All this is set against a backdrop in which the financial crisis produced severe stock market downturns that scared individuals from investing personally, while corporations were similarly spooked and didn't invest in technology to improve productivity and grow their workforces.
"There was a two-year period in which we didn't invest, and that's going to hurt us for two to five years," said Glen Hodgson, chief economist of the Conference Board of Canada. "Health care will soon emerge as a top concern for Canadians. Aging is going to suck the life out of our economy slowly."
But just as baby boomers were told 40 years ago that the investment of the future would be "plastics," Hodgson has his own tip: "India will be the next China, it will keep growing at eight per cent for a number of years."
You can bet your hip replacement on it.
Finally, my favorite deflationist, Gary Shilling was interviewed on Yahoo's Tech Ticker on Monday warning us that the age of deleveraging is upon us:
The key to understanding the difference between today's economic weakness and normal economic weakness, Gary says, is to look at the past 30 years.
Beginning in 1982, Americans spent their way to apparent prosperity. Savings rates plummeted, as consumers spent almost everything they earned. Home equity withdrawals soared, as consumers realized they could use their rapidly appreciating houses as personal ATM machines. And, across the economy, total debt surged to a previously unheard-of 375% of GDP.
But now all those forces have reversed. Savings rates are climbing again, as consumers realize they have almost nothing left to retire on. Home equity withdrawals have ceased, because house prices have stopped appreciating and started falling (Gary thinks they'll fall another 20%). And consumers are looking at ways to reduce their debts, not borrow more money.

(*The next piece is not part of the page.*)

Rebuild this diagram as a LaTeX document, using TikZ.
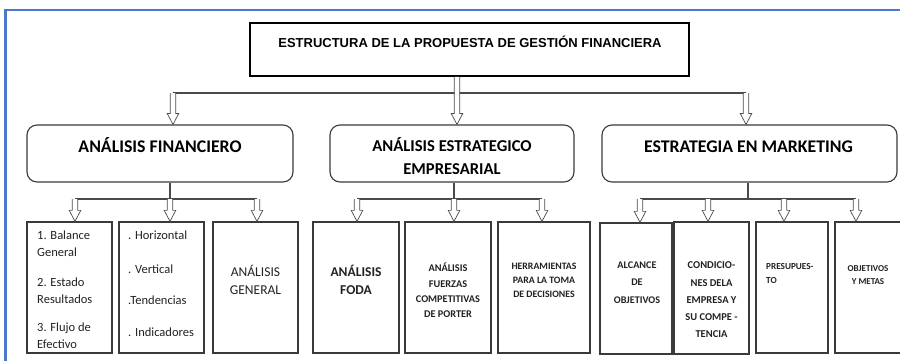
\documentclass[tikz,border=0pt]{standalone}
\usepackage{fontspec}
\setmainfont{Carlito}
\newfontfamily\arialf{Liberation Sans}
\usetikzlibrary{calc}
\definecolor{framec}{HTML}{4A78CF}
\definecolor{linec}{HTML}{4A4A4A}
\definecolor{boxc}{HTML}{3A3A3A}
\definecolor{txtc}{HTML}{222222}
\tikzset{
  titlebox/.style={draw=black, line width=1.8pt, inner sep=0pt},
  roundbox/.style={draw=boxc, line width=1.1pt, rounded corners=10pt, inner sep=0pt, minimum height=57pt},
  leafbox/.style={draw=boxc, line width=1.3pt, inner sep=0pt},
  bar/.style={draw=linec, line width=1.1pt},
  harrow/.style={draw=linec, line width=0.7pt, fill=white,
    to path={let \p1=(\tikztostart), \p2=(\tikztotarget) in
      (\x1-2.7pt,\y1) -- (\x1-2.7pt,\y2+11pt) -- (\x1-5.8pt,\y2+11pt) -- (\x1,\y2)
      -- (\x1+5.8pt,\y2+11pt) -- (\x1+2.7pt,\y2+11pt) -- (\x1+2.7pt,\y1)}},
  txt/.style={inner sep=0pt, text=txtc},
  headtxt/.style={inner sep=0pt, text=black, font=\bfseries\fontsize{17.8}{20}\selectfont, anchor=base},
  bodytxt/.style={txt, font=\fontsize{12.5}{15}\selectfont, anchor=base west},
  bigleaf/.style={txt, font=\fontsize{13.5}{16}\selectfont, anchor=base},
  smallleaf/.style={txt, font=\bfseries\fontsize{#1}{12}\selectfont, anchor=base},
  smallleaf/.default=10
}
\begin{document}
\begin{tikzpicture}[x=1pt,y=-1pt]
\useasboundingbox (0,0) rectangle (900,360);
\clip (0,0) rectangle (900,360);
\fill[white] (0,0) rectangle (900,360);
% blue frame
\draw[framec, line width=2.2pt] (5.5,380) -- (5.5,10) -- (920,10);

% title
\node[titlebox, minimum width=439pt, minimum height=53pt] (T) at (469.5,49.5) {};
\node[inner sep=0pt, anchor=base, font=\arialf\bfseries\fontsize{13}{15}\selectfont] (Tt) at (470,47) {ESTRUCTURA DE LA PROPUESTA DE GESTIÓN FINANCIERA};

% level 2 boxes
\node[roundbox, minimum width=266pt] (A) at (160,153.5) {};
\node[roundbox, minimum width=244pt] (B) at (452,153.5) {};
\node[roundbox, minimum width=295pt] (C) at (749.5,153.5) {};
\node[headtxt] (At) at (160,152) {ANÁLISIS FINANCIERO};
\node[headtxt, font=\bfseries\fontsize{16.6}{20}\selectfont] (Bt1) at (452,151) {ANÁLISIS ESTRATEGICO};
\node[headtxt, font=\bfseries\fontsize{16.6}{20}\selectfont] (Bt2) at (452,174) {EMPRESARIAL};
\node[headtxt] (Ct) at (748.5,152) {ESTRATEGIA EN MARKETING};

% level 3 boxes
\node[leafbox, minimum width=85pt, minimum height=131pt] (A1) at (69.5,287.5) {};
\node[leafbox, minimum width=85pt, minimum height=131pt] (A2) at (161.5,287.5) {};
\node[leafbox, minimum width=85pt, minimum height=131pt] (A3) at (255.5,287.5) {};
\node[leafbox, minimum width=86pt, minimum height=131pt] (B1) at (356,287.5) {};
\node[leafbox, minimum width=86pt, minimum height=131pt] (B2) at (448,287.5) {};
\node[leafbox, minimum width=92pt, minimum height=131pt] (B3) at (544,287.5) {};
\node[leafbox, minimum width=72pt, minimum height=131pt] (C1) at (636,288.5) {};
\node[leafbox, minimum width=75pt, minimum height=132pt] (C2) at (711.5,288) {};
\node[leafbox, minimum width=72pt, minimum height=131pt] (C3) at (792,287.5) {};
\node[leafbox, minimum width=70pt, minimum height=131pt] (C4) at (870,287.5) {};

% top connectors
\coordinate (ta) at (173,93);
\coordinate (tb) at (457,93);
\coordinate (tc) at (746,93);
\draw[bar] (ta) -- (tc);
\draw[harrow] (ta) to (ta |- A.north);
\draw[harrow] (tb |- T.south) to (tb |- B.north);
\draw[harrow] (tc) to (tc |- C.north);

% A connectors
\coordinate (sa) at (170,199);
\coordinate (a1) at (75,199);
\coordinate (a3) at (257,199);
\draw[bar] (sa |- A.south) -- (sa);
\draw[bar] (a1) -- (a3);
\draw[harrow] (a1) to (a1 |- A1.north);
\draw[harrow] (sa) to (sa |- A2.north);
\draw[harrow] (a3) to (a3 |- A3.north);

% B connectors
\coordinate (sb) at (454,199);
\coordinate (b1) at (357,199);
\coordinate (b3) at (542,199);
\draw[bar] (sb |- B.south) -- (sb);
\draw[bar] (b1) -- (b3);
\draw[harrow] (b1) to (b1 |- B1.north);
\draw[harrow] (sb) to (sb |- B2.north);
\draw[harrow] (b3) to (b3 |- B3.north);

% C connectors
\coordinate (sc) at (748,199);
\coordinate (c1) at (640,199);
\coordinate (c2) at (708,199);
\coordinate (c3) at (784,199);
\coordinate (c4) at (856,199);
\draw[bar] (sc |- C.south) -- (sc);
\draw[bar] (c1) -- (c4);
\draw[harrow] (c1) to (c1 |- C1.north);
\draw[harrow] (c2) to (c2 |- C2.north);
\draw[harrow] (c3) to (c3 |- C3.north);
\draw[harrow] (c4) to (c4 |- C4.north);

% leaf texts
\foreach \t/\y [count=\i] in {1. Balance/239, General/256, 2. Estado/286, Resultados/303, 3. Flujo de/331, Efectivo/348}
  \node[bodytxt] (a1t\i) at (37,\y) {\t};
\foreach \t/\y [count=\i] in {. Horizontal/239, . Vertical/273, .Tendencias/304, . Indicadores/336}
  \node[bodytxt] (a2t\i) at (128,\y) {\t};
\foreach \t/\y [count=\i] in {ANÁLISIS/276, GENERAL/294}
  \node[bigleaf] (a3t\i) at (255.5,\y) {\t};
\foreach \t/\y [count=\i] in {ANÁLISIS/276, FODA/294}
  \node[bigleaf, font=\bfseries\fontsize{13.5}{16}\selectfont] (b1t\i) at (356,\y) {\t};
\foreach \t/\y [count=\i] in {ANÁLISIS/271, FUERZAS/287, COMPETITIVAS/302, DE PORTER/317}
  \node[smallleaf=10.3] (b2t\i) at (448,\y) {\t};
\foreach \t/\y [count=\i] in {HERRAMIENTAS/269, PARA LA TOMA/283, DE DECISIONES/297}
  \node[smallleaf=9.8] (b3t\i) at (544,\y) {\t};
\foreach \t/\y [count=\i] in {ALCANCE/268, DE/285.5, OBJETIVOS/303}
  \node[smallleaf=10.2] (c1t\i) at (637,\y) {\t};
\foreach \t/\y [count=\i] in {CONDICIO-/268, NES DELA/286, EMPRESA Y/303, SU COMPE -/320, TENCIA/337}
  \node[smallleaf=10.5] (c2t\i) at (711.5,\y) {\t};
\foreach \t/\y [count=\i] in {PRESUPUES-/269, TO/283}
  \node[smallleaf=9.2, anchor=base west] (c3t\i) at (766,\y) {\t};
\foreach \t/\y [count=\i] in {OBJETIVOS/271, Y METAS/284.5}
  \node[smallleaf=9] (c4t\i) at (868,\y) {\t};
\end{tikzpicture}
\end{document}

These trends will continue for at least another decade, Gary Shilling thinks. He lays out this theory in his new book, "The Age Of Deleveraging."
The economy will grow in the next decade, Gary says, but it will grow much more slowly than it has grown in the past. Unemployment will remain high. Consumers will continue to be forced to embrace a new frugality. And no matter how cheap the Fed makes money, overall borrowing will continue to decrease.

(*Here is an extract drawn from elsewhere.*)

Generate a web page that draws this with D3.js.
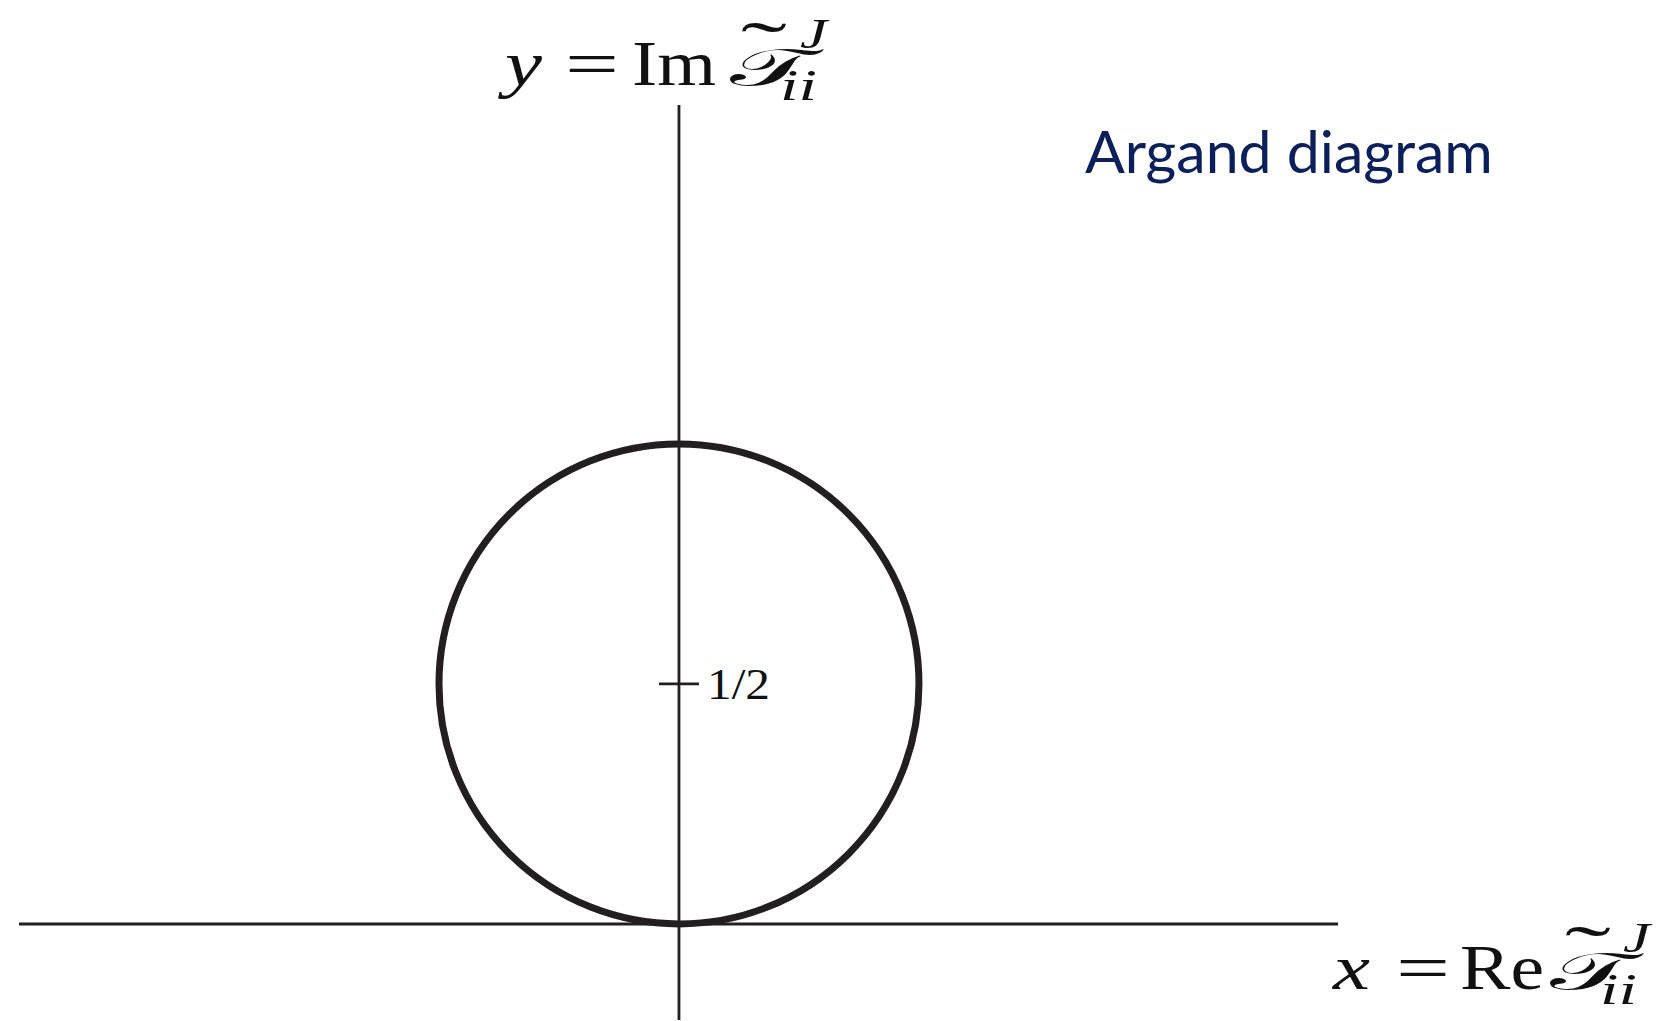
<!DOCTYPE html>
<html>
<head>
<meta charset="utf-8">
<script src="https://cdn.jsdelivr.net/npm/d3@7"></script>
<style>
  html, body { margin: 0; padding: 0; background: #fff; }
  svg { display: block; }
  .math { font-family: "Liberation Serif", "DejaVu Serif", serif; fill: #111; }
</style>
</head>
<body>
<svg id="chart" width="1659" height="1021"></svg>
<script>
// Complex plane extent (real and imaginary parts)
const xDomain = [-1.375, 1.373];
const yDomain = [-0.2, 1.706];

// Unitarity circle: centre (0, 1/2), radius 1/2
const circleCenter = [0, 0.5];
const circleRadius = [0.5];

// Marked value on the imaginary axis
const tickValues = [0.5];
const tickLabels = ["1/2"];

const title = "Argand diagram";

const svg = d3.select("#chart");
const ink = "#231f20";

const x = d3.scaleLinear().domain(xDomain).range([19, 1338]);
const y = d3.scaleLinear().domain(yDomain).range([1020, 105]);

// Axes through the origin
svg.append("line")
  .attr("x1", x(xDomain[0])).attr("x2", x(xDomain[1]))
  .attr("y1", y(0)).attr("y2", y(0))
  .attr("stroke", ink).attr("stroke-width", 2.8);

svg.append("line")
  .attr("x1", x(0)).attr("x2", x(0))
  .attr("y1", y(yDomain[0])).attr("y2", y(yDomain[1]))
  .attr("stroke", ink).attr("stroke-width", 2.8);

// Circle
svg.selectAll("circle.unit").data(circleRadius).join("circle")
  .attr("class", "unit")
  .attr("cx", x(circleCenter[0]))
  .attr("cy", y(circleCenter[1]))
  .attr("r", d => x(d) - x(0))
  .attr("fill", "none")
  .attr("stroke", ink)
  .attr("stroke-width", 7);

// Tick marks on the imaginary axis
const tick = svg.selectAll("g.tick").data(tickValues).join("g")
  .attr("class", "tick")
  .attr("transform", d => `translate(${x(0)},${y(d)})`);
tick.append("line")
  .attr("x1", -20).attr("x2", 20)
  .attr("stroke", ink).attr("stroke-width", 2.8);
tick.append("text")
  .attr("class", "math")
  .attr("x", 28).attr("y", 15)
  .attr("font-size", 44)
  .attr("textLength", 63)
  .attr("lengthAdjust", "spacingAndGlyphs")
  .text((d, i) => tickLabels[i]);

// Axis labels built from pieces: variable, "=", operator, T̃ with sub/superscripts
function piece(g, str, px, py, size, len, italic) {
  const t = g.append("text").attr("class", "math")
    .attr("x", px).attr("y", py)
    .attr("font-size", size)
    .text(str);
  if (italic) t.attr("font-style", "italic");
  if (len) t.attr("textLength", len).attr("lengthAdjust", "spacingAndGlyphs");
  return t;
}

function mathLabel(g, v, op, p) {
  const b = p.base;
  piece(g, v, p.v, b, 64, 37, true);
  piece(g, "=", p.eq, b, 64, 54, false);
  piece(g, op, p.op, b, 64, 84, false);
  piece(g, "\uD835\uDCAF", p.T, b, 52, 82, false);
  piece(g, "\u02DC", p.tilde, b - 15, 70, 46, false);
  piece(g, "ii", p.sub, b + 15, 44, 37, true);
  piece(g, "J", p.sup, b - 37, 42, 27, true);
}

mathLabel(svg.append("g"), "y", "Im",
  { base: 85, v: 505, eq: 565, op: 632, T: 730, tilde: 741, sub: 780, sup: 800 });
mathLabel(svg.append("g"), "x", "Re",
  { base: 989, v: 1333, eq: 1396, op: 1460, T: 1550, tilde: 1565, sub: 1600, sup: 1623 });

// Title
svg.append("text")
  .attr("x", 1085).attr("y", 173)
  .attr("font-family", "Lato, 'Noto Sans', sans-serif")
  .attr("font-size", 59)
  .attr("fill", "#0b1f5b")
  .text(title);
</script>
</body>
</html>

In the process of this, stocks will do poorly. House prices will fall another 20%. Only Treasury bonds will do well.
Only Treasury bonds will do well? I'm not as sure as Mr. Shilling about bonds, but you can listen to the interview below and make up your own mind.
One thing I'm sure of is we're well on our way towards widespread pension poverty. These markets are brutal even for the best money managers. And we expect individuals to take care of their investments and save enough to enjoy a decent retirement? Good luck, this mess is going to end up costing taxpayers billions in healthcare and social costs. Unfortunately, policymakers have yet to grasp the long-term implications of pension poverty. When they do wake up, it's going to be too late.